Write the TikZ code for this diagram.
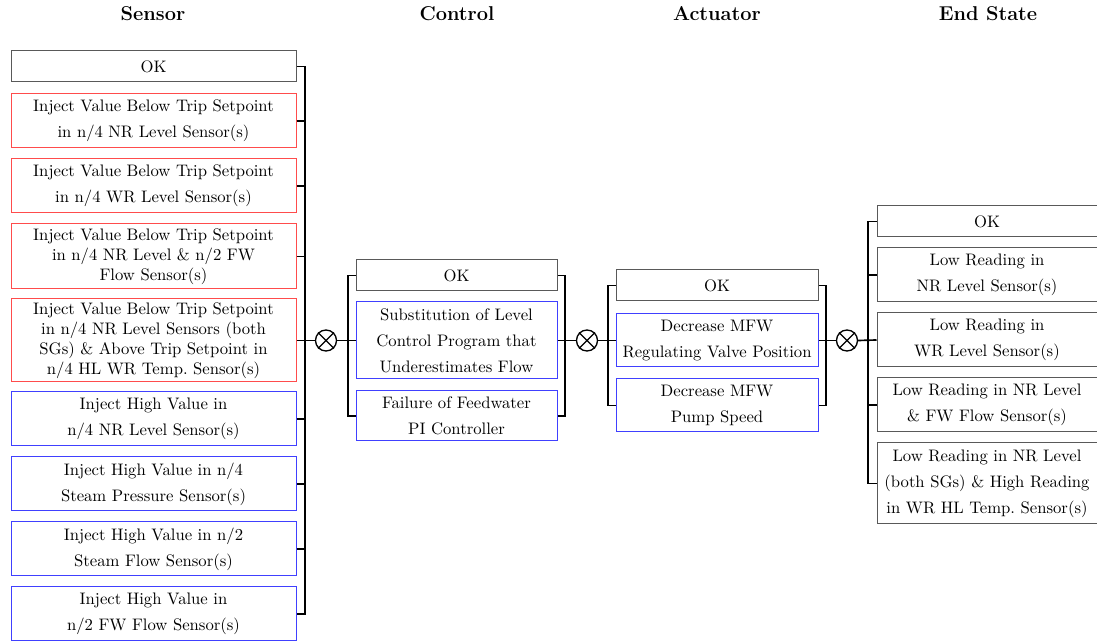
\documentclass[tikz,border=0pt]{standalone}
\usetikzlibrary{calc}
\begin{document}
\begin{tikzpicture}[x=0.6pt,y=-0.6pt,
  box/.style={draw=black!65, line width=0.6pt, fill=white, inner sep=0pt, align=center},
  okbox/.style={box},
  redbox/.style={box, draw=red!70},
  bluebox/.style={box, draw=blue!75},
  wire/.style={draw=black, line width=1pt},
  title/.style={font=\large\bfseries},
  otimes/.style={draw=black, line width=0.8pt, circle, minimum size=12.6pt, inner sep=0pt}
]
\useasboundingbox (0,0) rectangle (1097,642);

% column headings
\node[title] (tS) at (153,14) {Sensor};
\node[title] (tC) at (457,14) {Control};
\node[title] (tA) at (717,14) {Actuator};
\node[title] (tE) at (988,14) {End State};

% sensor failure modes
\begin{scope}[every node/.append style={minimum width=171pt}]
\node[okbox, minimum height=18.6pt] (s1) at (153.5,66.5) {OK};
\node[redbox, minimum height=32.4pt] (s2) at (153.5,121) {Inject Value Below Trip Setpoint\\[3.6pt] in n/4 NR Level Sensor(s)};
\node[redbox, minimum height=32.4pt] (s3) at (153.5,186) {Inject Value Below Trip Setpoint\\[3.6pt] in n/4 WR Level Sensor(s)};
\node[redbox, minimum height=39pt] (s4) at (153.5,256.5) {Inject Value Below Trip Setpoint\\ in n/4 NR Level \& n/2 FW\\ Flow Sensor(s)};
\node[redbox, minimum height=49.8pt] (s5) at (153.5,340.5) {Inject Value Below Trip Setpoint\\ in n/4 NR Level Sensors (both\\ SGs) \& Above Trip Setpoint in\\ n/4 HL WR Temp.\ Sensor(s)};
\node[bluebox, minimum height=32.4pt] (s6) at (153.5,419) {Inject High Value in\\[3.6pt] n/4 NR Level Sensor(s)};
\node[bluebox, minimum height=32.4pt] (s7) at (153.5,484) {Inject High Value in n/4\\[3.6pt] Steam Pressure Sensor(s)};
\node[bluebox, minimum height=32.4pt] (s8) at (153.5,549) {Inject High Value in n/2\\[3.6pt] Steam Flow Sensor(s)};
\node[bluebox, minimum height=32.4pt] (s9) at (153.5,614) {Inject High Value in\\[3.6pt] n/2 FW Flow Sensor(s)};
\end{scope}

% control failure modes
\begin{scope}[every node/.append style={minimum width=120.6pt}]
\node[okbox, minimum height=18.6pt] (c1) at (456.5,275.5) {OK};
\node[bluebox, minimum height=46.2pt] (c2) at (456.5,340.5) {Substitution of Level\\[3.6pt] Control Program that\\[3.6pt] Underestimates Flow};
\node[bluebox, minimum height=30pt] (c3) at (456.5,416) {Failure of Feedwater\\[3.6pt] PI Controller};
\end{scope}

% actuator failure modes
\begin{scope}[every node/.append style={minimum width=121.2pt}]
\node[okbox, minimum height=18.6pt] (a1) at (717,285.5) {OK};
\node[bluebox, minimum height=31.8pt] (a2) at (717,340.5) {Decrease MFW\\[3.6pt] Regulating Valve Position};
\node[bluebox, minimum height=31.8pt] (a3) at (717,405.5) {Decrease MFW\\[3.6pt] Pump Speed};
\end{scope}

% end states
\begin{scope}[every node/.append style={minimum width=132pt}]
\node[okbox, minimum height=18.6pt] (e1) at (987,221.5) {OK};
\node[box, minimum height=32.4pt] (e2) at (987,275) {Low Reading in\\[3.6pt] NR Level Sensor(s)};
\node[box, minimum height=32.4pt] (e3) at (987,340) {Low Reading in\\[3.6pt] WR Level Sensor(s)};
\node[box, minimum height=32.4pt] (e4) at (987,405) {Low Reading in NR Level\\[3.6pt] \& FW Flow Sensor(s)};
\node[box, minimum height=48.6pt] (e5) at (987,483.5) {Low Reading in NR Level\\[3.6pt] (both SGs) \& High Reading\\[3.6pt] in WR HL Temp.\ Sensor(s)};
\end{scope}

% combination points
\node[otimes] (x1) at (326,340.5) {};
\node[otimes] (x2) at (587,340.5) {};
\node[otimes] (x3) at (847,340.5) {};
\foreach \n in {x1,x2,x3}{
  \draw[line width=0.8pt] (\n.north west) -- (\n.south east) (\n.north east) -- (\n.south west);
}

% sensor bus
\coordinate (sb) at (305,0);
\draw[wire] (s1.east) -- (s1.east -| sb) -- (s9.east -| sb) -- (s9.east);
\foreach \n in {s2,s3,s4,s6,s7,s8}{\draw[wire] (\n.east) -- (\n.east -| sb);}
\draw[wire] (s5.east) -- (x1.west);
\draw[wire] (x1.east) -- (c2.west);

% control buses
\coordinate (cl) at (348,0);
\coordinate (cr) at (565,0);
\draw[wire] (c1.west) -- (c1.west -| cl) -- (c3.west -| cl) -- (c3.west);
\draw[wire] (c1.east) -- (c1.east -| cr) -- (c3.east -| cr) -- (c3.east);
\draw[wire] (c2.east) -- (x2.west);
\draw[wire] (x2.east) -- (a2.west);

% actuator buses
\coordinate (al) at (608,0);
\coordinate (ar) at (826,0);
\draw[wire] (a1.west) -- (a1.west -| al) -- (a3.west -| al) -- (a3.west);
\draw[wire] (a1.east) -- (a1.east -| ar) -- (a3.east -| ar) -- (a3.east);
\draw[wire] (a2.east) -- (x3.west);
\draw[wire] (x3.east) -- (e3.west);

% end state bus
\coordinate (eb) at (868,0);
\draw[wire] (e1.west) -- (e1.west -| eb) -- (e5.west -| eb) -- (e5.west);
\foreach \n in {e2,e4}{\draw[wire] (\n.west) -- (\n.west -| eb);}
\end{tikzpicture}
\end{document}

→ **What the task requires**
Return each line from the material above exactly, but not the pictures.

→ **Response below**
Write the TikZ code for this diagram.
\documentclass[tikz,border=0pt]{standalone}
\usetikzlibrary{calc}
\begin{document}
\begin{tikzpicture}[x=0.6pt,y=-0.6pt,
  box/.style={draw=black!65, line width=0.6pt, fill=white, inner sep=0pt, align=center},
  okbox/.style={box},
  redbox/.style={box, draw=red!70},
  bluebox/.style={box, draw=blue!75},
  wire/.style={draw=black, line width=1pt},
  title/.style={font=\large\bfseries},
  otimes/.style={draw=black, line width=0.8pt, circle, minimum size=12.6pt, inner sep=0pt}
]
\useasboundingbox (0,0) rectangle (1097,642);

% column headings
\node[title] (tS) at (153,14) {Sensor};
\node[title] (tC) at (457,14) {Control};
\node[title] (tA) at (717,14) {Actuator};
\node[title] (tE) at (988,14) {End State};

% sensor failure modes
\begin{scope}[every node/.append style={minimum width=171pt}]
\node[okbox, minimum height=18.6pt] (s1) at (153.5,66.5) {OK};
\node[redbox, minimum height=32.4pt] (s2) at (153.5,121) {Inject Value Below Trip Setpoint\\[3.6pt] in n/4 NR Level Sensor(s)};
\node[redbox, minimum height=32.4pt] (s3) at (153.5,186) {Inject Value Below Trip Setpoint\\[3.6pt] in n/4 WR Level Sensor(s)};
\node[redbox, minimum height=39pt] (s4) at (153.5,256.5) {Inject Value Below Trip Setpoint\\ in n/4 NR Level \& n/2 FW\\ Flow Sensor(s)};
\node[redbox, minimum height=49.8pt] (s5) at (153.5,340.5) {Inject Value Below Trip Setpoint\\ in n/4 NR Level Sensors (both\\ SGs) \& Above Trip Setpoint in\\ n/4 HL WR Temp.\ Sensor(s)};
\node[bluebox, minimum height=32.4pt] (s6) at (153.5,419) {Inject High Value in\\[3.6pt] n/4 NR Level Sensor(s)};
\node[bluebox, minimum height=32.4pt] (s7) at (153.5,484) {Inject High Value in n/4\\[3.6pt] Steam Pressure Sensor(s)};
\node[bluebox, minimum height=32.4pt] (s8) at (153.5,549) {Inject High Value in n/2\\[3.6pt] Steam Flow Sensor(s)};
\node[bluebox, minimum height=32.4pt] (s9) at (153.5,614) {Inject High Value in\\[3.6pt] n/2 FW Flow Sensor(s)};
\end{scope}

% control failure modes
\begin{scope}[every node/.append style={minimum width=120.6pt}]
\node[okbox, minimum height=18.6pt] (c1) at (456.5,275.5) {OK};
\node[bluebox, minimum height=46.2pt] (c2) at (456.5,340.5) {Substitution of Level\\[3.6pt] Control Program that\\[3.6pt] Underestimates Flow};
\node[bluebox, minimum height=30pt] (c3) at (456.5,416) {Failure of Feedwater\\[3.6pt] PI Controller};
\end{scope}

% actuator failure modes
\begin{scope}[every node/.append style={minimum width=121.2pt}]
\node[okbox, minimum height=18.6pt] (a1) at (717,285.5) {OK};
\node[bluebox, minimum height=31.8pt] (a2) at (717,340.5) {Decrease MFW\\[3.6pt] Regulating Valve Position};
\node[bluebox, minimum height=31.8pt] (a3) at (717,405.5) {Decrease MFW\\[3.6pt] Pump Speed};
\end{scope}

% end states
\begin{scope}[every node/.append style={minimum width=132pt}]
\node[okbox, minimum height=18.6pt] (e1) at (987,221.5) {OK};
\node[box, minimum height=32.4pt] (e2) at (987,275) {Low Reading in\\[3.6pt] NR Level Sensor(s)};
\node[box, minimum height=32.4pt] (e3) at (987,340) {Low Reading in\\[3.6pt] WR Level Sensor(s)};
\node[box, minimum height=32.4pt] (e4) at (987,405) {Low Reading in NR Level\\[3.6pt] \& FW Flow Sensor(s)};
\node[box, minimum height=48.6pt] (e5) at (987,483.5) {Low Reading in NR Level\\[3.6pt] (both SGs) \& High Reading\\[3.6pt] in WR HL Temp.\ Sensor(s)};
\end{scope}

% combination points
\node[otimes] (x1) at (326,340.5) {};
\node[otimes] (x2) at (587,340.5) {};
\node[otimes] (x3) at (847,340.5) {};
\foreach \n in {x1,x2,x3}{
  \draw[line width=0.8pt] (\n.north west) -- (\n.south east) (\n.north east) -- (\n.south west);
}

% sensor bus
\coordinate (sb) at (305,0);
\draw[wire] (s1.east) -- (s1.east -| sb) -- (s9.east -| sb) -- (s9.east);
\foreach \n in {s2,s3,s4,s6,s7,s8}{\draw[wire] (\n.east) -- (\n.east -| sb);}
\draw[wire] (s5.east) -- (x1.west);
\draw[wire] (x1.east) -- (c2.west);

% control buses
\coordinate (cl) at (348,0);
\coordinate (cr) at (565,0);
\draw[wire] (c1.west) -- (c1.west -| cl) -- (c3.west -| cl) -- (c3.west);
\draw[wire] (c1.east) -- (c1.east -| cr) -- (c3.east -| cr) -- (c3.east);
\draw[wire] (c2.east) -- (x2.west);
\draw[wire] (x2.east) -- (a2.west);

% actuator buses
\coordinate (al) at (608,0);
\coordinate (ar) at (826,0);
\draw[wire] (a1.west) -- (a1.west -| al) -- (a3.west -| al) -- (a3.west);
\draw[wire] (a1.east) -- (a1.east -| ar) -- (a3.east -| ar) -- (a3.east);
\draw[wire] (a2.east) -- (x3.west);
\draw[wire] (x3.east) -- (e3.west);

% end state bus
\coordinate (eb) at (868,0);
\draw[wire] (e1.west) -- (e1.west -| eb) -- (e5.west -| eb) -- (e5.west);
\foreach \n in {e2,e4}{\draw[wire] (\n.west) -- (\n.west -| eb);}
\end{tikzpicture}
\end{document}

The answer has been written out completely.